Film Review: Deepwater Horizon

Ok… I know I’m a bit behind on this one – it was released in UK cinemas nearly a year ago but looking for something to watch on a Bank Holiday weekend and found this one on Netflix.

If you’ve never seen it or don’t know what it’s about, it tells the story of the Deepwater Horizon Oil Rig some 40 miles off the Louisiana coast in the Gulf of Mexico.On 20 April 2010, while drilling at the Macondo Prospect, an uncontrollable blowout caused an explosion on the rig that killed 11 crewmen and ignited a massive fireball visible from the Louisiana coastline. The fire was couldn’t be put out and, two days later, on 22 April, the rig sank, leaving the well gushing at the seabed and causing the largest oil spill in U.S. waters. This spill continued until 15 July when it was closed by a cap.

So why write about the film?

Firstly, it’s a good film that’s worth a watch (even if the last 30 mins or so are fairly tense).

Secondly, because it reminds us of both the good and bad of humanity.

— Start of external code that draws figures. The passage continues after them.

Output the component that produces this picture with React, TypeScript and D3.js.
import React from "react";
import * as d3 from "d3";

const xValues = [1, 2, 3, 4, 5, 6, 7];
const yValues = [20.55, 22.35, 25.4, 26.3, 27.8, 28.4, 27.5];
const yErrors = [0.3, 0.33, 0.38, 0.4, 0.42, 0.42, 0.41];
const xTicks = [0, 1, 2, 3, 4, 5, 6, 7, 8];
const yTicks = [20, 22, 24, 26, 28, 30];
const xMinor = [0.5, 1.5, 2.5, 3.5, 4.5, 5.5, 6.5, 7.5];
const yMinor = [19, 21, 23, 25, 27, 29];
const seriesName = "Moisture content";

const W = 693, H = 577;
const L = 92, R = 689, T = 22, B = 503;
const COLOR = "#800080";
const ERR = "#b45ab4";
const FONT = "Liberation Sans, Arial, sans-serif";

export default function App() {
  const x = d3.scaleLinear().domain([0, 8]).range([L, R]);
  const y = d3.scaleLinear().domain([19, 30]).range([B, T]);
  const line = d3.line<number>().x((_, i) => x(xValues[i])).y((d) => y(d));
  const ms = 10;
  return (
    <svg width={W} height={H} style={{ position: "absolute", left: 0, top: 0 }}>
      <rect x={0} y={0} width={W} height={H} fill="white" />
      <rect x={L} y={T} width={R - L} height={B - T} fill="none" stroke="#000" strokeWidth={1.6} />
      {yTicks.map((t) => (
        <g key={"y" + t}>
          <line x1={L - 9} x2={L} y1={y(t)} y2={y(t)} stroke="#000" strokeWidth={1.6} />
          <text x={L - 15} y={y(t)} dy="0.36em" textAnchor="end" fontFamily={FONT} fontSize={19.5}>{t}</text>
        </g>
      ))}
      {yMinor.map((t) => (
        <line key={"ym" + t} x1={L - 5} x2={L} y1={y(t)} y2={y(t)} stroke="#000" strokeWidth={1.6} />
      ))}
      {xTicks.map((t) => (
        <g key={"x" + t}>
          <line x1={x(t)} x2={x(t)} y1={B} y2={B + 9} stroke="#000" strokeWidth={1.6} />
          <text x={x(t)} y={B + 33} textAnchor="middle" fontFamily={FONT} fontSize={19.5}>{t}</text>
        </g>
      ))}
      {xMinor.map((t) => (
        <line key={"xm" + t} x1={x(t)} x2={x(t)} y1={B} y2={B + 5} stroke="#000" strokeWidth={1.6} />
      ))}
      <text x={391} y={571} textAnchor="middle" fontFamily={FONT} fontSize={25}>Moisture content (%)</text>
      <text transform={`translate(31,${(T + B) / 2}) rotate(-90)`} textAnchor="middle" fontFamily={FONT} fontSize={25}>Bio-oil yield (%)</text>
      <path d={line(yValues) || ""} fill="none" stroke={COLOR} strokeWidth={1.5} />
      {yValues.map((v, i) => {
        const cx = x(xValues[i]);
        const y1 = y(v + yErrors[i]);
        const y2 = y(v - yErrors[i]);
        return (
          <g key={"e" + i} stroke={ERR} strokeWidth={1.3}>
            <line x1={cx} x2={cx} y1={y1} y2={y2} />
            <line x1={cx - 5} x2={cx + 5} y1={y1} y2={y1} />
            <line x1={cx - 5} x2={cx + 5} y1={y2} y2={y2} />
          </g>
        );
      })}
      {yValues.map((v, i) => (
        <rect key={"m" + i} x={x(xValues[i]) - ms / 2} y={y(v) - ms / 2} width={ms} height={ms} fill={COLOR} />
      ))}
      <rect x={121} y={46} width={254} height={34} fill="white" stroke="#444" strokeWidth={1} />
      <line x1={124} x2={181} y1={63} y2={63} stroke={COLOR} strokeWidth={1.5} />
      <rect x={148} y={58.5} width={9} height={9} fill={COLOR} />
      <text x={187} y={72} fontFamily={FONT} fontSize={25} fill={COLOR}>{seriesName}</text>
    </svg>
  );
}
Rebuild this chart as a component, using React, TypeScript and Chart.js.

We see the worst of humanity in the the callous executives from BP (one of whom is brilliantly played by John Malkovich). The film, rightly, places the blame for the disaster firmly at their door. They are shown to be people who care solely about the profits they can earn. We see how the workers on the rig are urged to forget the safety protocols and instead try and get as much oil as possible so they can catch up with their targets. They didn’t care about the people’s lives or the potential environmental impacts – all that mattered was lining their own filthy pockets.

It’s a picture of the world we’re in. Everyone, everywhere is selfish. We’re all living for ourselves in one way or another. It’s one of the effects of the fall. Rather than living as God wants us to live, and love one another, doing to one another as we’d have them to to us, we choose to ignore him and do what we want.

Thankfully, the film also reminds us of the best of humanity too.

Mike Williams (player by Mark Wahlberg) is just a normal guy. He’s married and trying to do the best for his family by earning a living on the rig. As Deepwater Horizon progresses you see how this average guy steps up to the plate when it matters. You see as Mike moves through the breaking rig, he is repeatedly doing his best to help whoever he can survive. His life is risked as he carries the injured and stays calm in this midst of complete and utter chaos. Mike was fortunate to get off the rig, a number of his colleagues died, saving others.

As broken as humanity is and as selfish as it can be, we must never forget that we are made in the image of God. Each and every one of us is made in God’s image. Nothing else in all of creation is made in God’s image like we are. Even though we are all devastating broken, there is still some goodness in us.

I was thankful of the reminder. Too often I focus on how broken everything is but there is still beauty and hope. I shouldn’t think too much of people – as they are broken – but I shouldn’t think too little of them either.